Pero había más: desde el minuto inicial de la victoria, Juanita presenció muchos atropellos y trató de corregirlos rescatando inocentes de las cárceles e impidiendo, cuando pudo, algunos fusilamientos de personas que no habían cometido crímenes. Esa actividad fue creciendo en intensidad y frecuencia en la medida en que se multiplicaban los abusos. Como era la más conocida de las hermanas de Fidel, empleó a fondo ese peso simbólico para abrir celdas, transportar perseguidos y ayudar a gentes desvalidas hasta que, de una manera natural, pasó de la simple solidaridad con las víctimas a la oposición militante contra el gobierno.
Fue en ese punto, en el verano de 1961, poco después de la Invasión de Bahía de Cochinos, cuando una amiga, Virginia, esposa de Vasco Leitao Da Cunha, embajador de Brasil en Cuba —y luego canciller de su país—, le hizo una proposición sorprendente.
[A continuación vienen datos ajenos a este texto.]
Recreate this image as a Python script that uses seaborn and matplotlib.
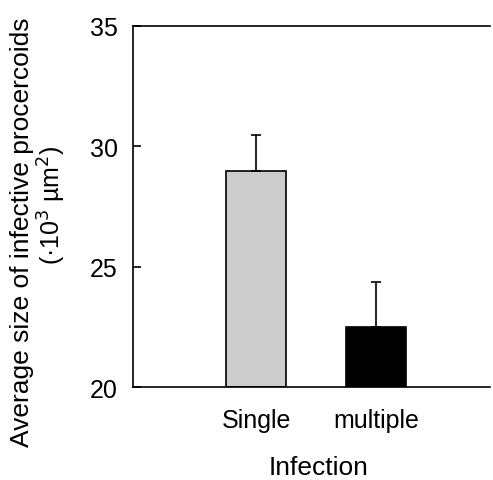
import matplotlib
matplotlib.use("Agg")
import matplotlib.pyplot as plt
import seaborn as sns
import pandas as pd

categories = ["Single", "multiple"]
means = [28.98, 22.5]
errors = [1.5, 1.87]
colors = ["#cccccc", "#000000"]
ytick_vals = [20, 25, 30, 35]

sns.set_theme(style="white")
plt.rcParams['font.family'] = ['Liberation Sans', 'DejaVu Sans']
plt.rcParams['text.color'] = 'black'
plt.rcParams['xtick.color'] = 'black'
plt.rcParams['ytick.color'] = 'black'
plt.rcParams['ytick.direction'] = 'in'

df = pd.DataFrame({"Infection": categories, "size": [m - 20 for m in means]})

fig = plt.figure(figsize=(4.93, 4.81), dpi=100)
ax = fig.add_axes([133/493, 1-388/481, (490-133)/493, (388-27)/481])

sns.barplot(data=df, x="Infection", y="size", hue="Infection", palette=colors,
            width=0.5, edgecolor="black", linewidth=1.2, ax=ax, legend=False,
            errorbar=None, saturation=1)
# shift bars so they start at the axis floor of 20
for p in ax.patches:
    p.set_y(20)
    p.set_zorder(2)
ax.errorbar(range(len(categories)), means, yerr=[[0, 0], errors], fmt="none",
            ecolor="black", elinewidth=1.2, capsize=3.5, capthick=1.2, zorder=3)

ax.set_ylim(20, 35)
ax.set_xlim(-1.03, 1.95)
ax.set_yticks(ytick_vals)
ax.set_yticklabels([str(v) for v in ytick_vals], fontsize=18)
ax.set_xticks([0, 1])
ax.set_xticklabels(categories, fontsize=18)
ax.tick_params(axis="y", direction="in", length=6, width=1.2, left=True, pad=11)
ax.tick_params(axis="x", length=0, pad=15)
for s in ["left", "top", "bottom"]:
    ax.spines[s].set_visible(True)
    ax.spines[s].set_linewidth(1.2)
    ax.spines[s].set_color("black")
ax.spines["right"].set_visible(False)

ax.set_xlabel("")
ax.set_ylabel("")
fig.text(319/493, 1-468/481, "Infection", fontsize=19, ha="center", va="center")
fig.text(22/493, 1-232/481, "Average size of infective procercoids", fontsize=19,
         rotation=90, ha="center", va="center")
fig.text(52/493, 1-205/481, "(\u00b710$^3$ \u00b5m$^2$)", fontsize=18,
         rotation=90, ha="center", va="center")

fig.savefig("out.png", dpi=100)
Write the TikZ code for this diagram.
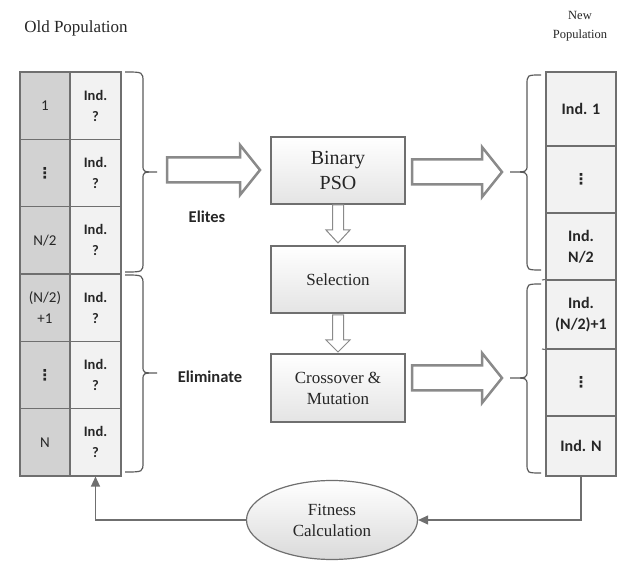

Esta es una de las grandes revelaciones de este libro.
Eran los tiempos de la Guerra fría. La imprudencia sin límites de Fidel y Raúl había metido a Cuba en medio del choque entre Washington y Moscú, lo que estuvo a punto de provocar la destrucción total del país durante la crisis de octubre de 1962. En ese momento resultaba evidente que Fidel y Raúl se habían aliado a la URSS, con el auxilio de la KGB, para implantar el totalitarismo, y nada parecía más razonable que vincularse al gran vecino americano, el único país del planeta que había desarrollado una estrategia de contención frente al espasmo imperial de los comunistas soviéticos, entonces empeñados en dominar al mundo.